-- Begin Collected material --

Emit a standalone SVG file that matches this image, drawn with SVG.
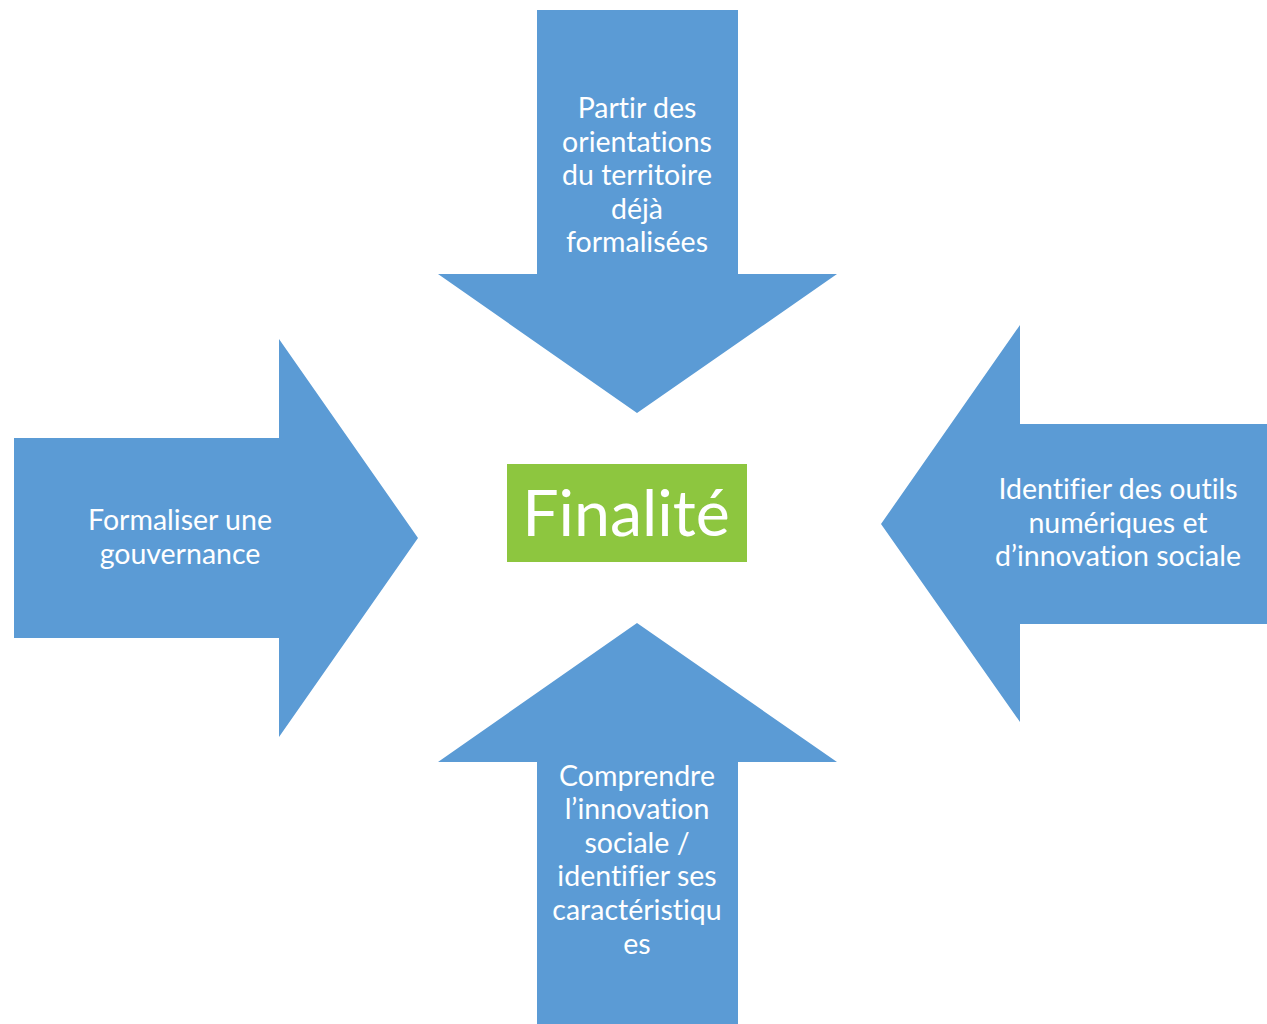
<svg xmlns="http://www.w3.org/2000/svg" width="1267" height="1024" viewBox="0 0 1267 1024">
<style>
.arrow{fill:#5B9BD5;}
.lbl{font-family:Lato,"Open Sans","Liberation Sans",sans-serif;font-size:28.5px;fill:#FFFFFF;text-anchor:middle;font-variant-ligatures:none;font-feature-settings:"liga" 0;}
.big{font-family:Lato,"Open Sans","Liberation Sans",sans-serif;font-size:64.5px;fill:#FFFFFF;text-anchor:middle;font-variant-ligatures:none;}
</style>
<rect width="1267" height="1024" fill="#FFFFFF"/>
<g id="arrows">
<g id="arrow-top">
<polygon class="arrow" points="537,10 738,10 738,274 837,274 637,413 438,274 537,274"/>
<text class="lbl" x="637" y="118">Partir des</text>
<text class="lbl" x="637" y="152">orientations</text>
<text class="lbl" x="637" y="185">du territoire</text>
<text class="lbl" x="637" y="219">déjà</text>
<text class="lbl" x="637" y="252">formalisées</text>
</g>
<g id="arrow-left">
<polygon class="arrow" points="14,438 279,438 279,339 418,538 279,737 279,638 14,638"/>
<text class="lbl" x="180" y="530">Formaliser une</text>
<text class="lbl" x="180" y="564">gouvernance</text>
</g>
<g id="arrow-right">
<polygon class="arrow" points="1267,424 1020,424 1020,325 881,524 1020,722 1020,624 1267,624"/>
<text class="lbl" x="1118" y="499">Identifier des outils</text>
<text class="lbl" x="1118" y="533">numériques et</text>
<text class="lbl" x="1118" y="566">d’innovation sociale</text>
</g>
<g id="arrow-bottom">
<polygon class="arrow" points="537,1024 738,1024 738,762 837,762 637,623 438,762 537,762"/>
<text class="lbl" x="637" y="786">Comprendre</text>
<text class="lbl" x="637" y="819">l’innovation</text>
<text class="lbl" x="637" y="853">sociale /</text>
<text class="lbl" x="637" y="886">identifier ses</text>
<text class="lbl" x="637" y="920">caractéristiqu</text>
<text class="lbl" x="637" y="954">es</text>
</g>
</g>
<g id="node-finalite">
<rect x="507" y="464" width="240" height="98" fill="#8DC63F"/>
<text class="big" x="626" y="536">Finalité</text>
</g>
</svg>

-- End Collected material --

» **Required work**
Copy all the data exactly as written, but skip any picture.

» **Solution to the problem**
Emit a standalone SVG file that matches this image, drawn with SVG.
<svg xmlns="http://www.w3.org/2000/svg" width="1267" height="1024" viewBox="0 0 1267 1024">
<style>
.arrow{fill:#5B9BD5;}
.lbl{font-family:Lato,"Open Sans","Liberation Sans",sans-serif;font-size:28.5px;fill:#FFFFFF;text-anchor:middle;font-variant-ligatures:none;font-feature-settings:"liga" 0;}
.big{font-family:Lato,"Open Sans","Liberation Sans",sans-serif;font-size:64.5px;fill:#FFFFFF;text-anchor:middle;font-variant-ligatures:none;}
</style>
<rect width="1267" height="1024" fill="#FFFFFF"/>
<g id="arrows">
<g id="arrow-top">
<polygon class="arrow" points="537,10 738,10 738,274 837,274 637,413 438,274 537,274"/>
<text class="lbl" x="637" y="118">Partir des</text>
<text class="lbl" x="637" y="152">orientations</text>
<text class="lbl" x="637" y="185">du territoire</text>
<text class="lbl" x="637" y="219">déjà</text>
<text class="lbl" x="637" y="252">formalisées</text>
</g>
<g id="arrow-left">
<polygon class="arrow" points="14,438 279,438 279,339 418,538 279,737 279,638 14,638"/>
<text class="lbl" x="180" y="530">Formaliser une</text>
<text class="lbl" x="180" y="564">gouvernance</text>
</g>
<g id="arrow-right">
<polygon class="arrow" points="1267,424 1020,424 1020,325 881,524 1020,722 1020,624 1267,624"/>
<text class="lbl" x="1118" y="499">Identifier des outils</text>
<text class="lbl" x="1118" y="533">numériques et</text>
<text class="lbl" x="1118" y="566">d’innovation sociale</text>
</g>
<g id="arrow-bottom">
<polygon class="arrow" points="537,1024 738,1024 738,762 837,762 637,623 438,762 537,762"/>
<text class="lbl" x="637" y="786">Comprendre</text>
<text class="lbl" x="637" y="819">l’innovation</text>
<text class="lbl" x="637" y="853">sociale /</text>
<text class="lbl" x="637" y="886">identifier ses</text>
<text class="lbl" x="637" y="920">caractéristiqu</text>
<text class="lbl" x="637" y="954">es</text>
</g>
</g>
<g id="node-finalite">
<rect x="507" y="464" width="240" height="98" fill="#8DC63F"/>
<text class="big" x="626" y="536">Finalité</text>
</g>
</svg>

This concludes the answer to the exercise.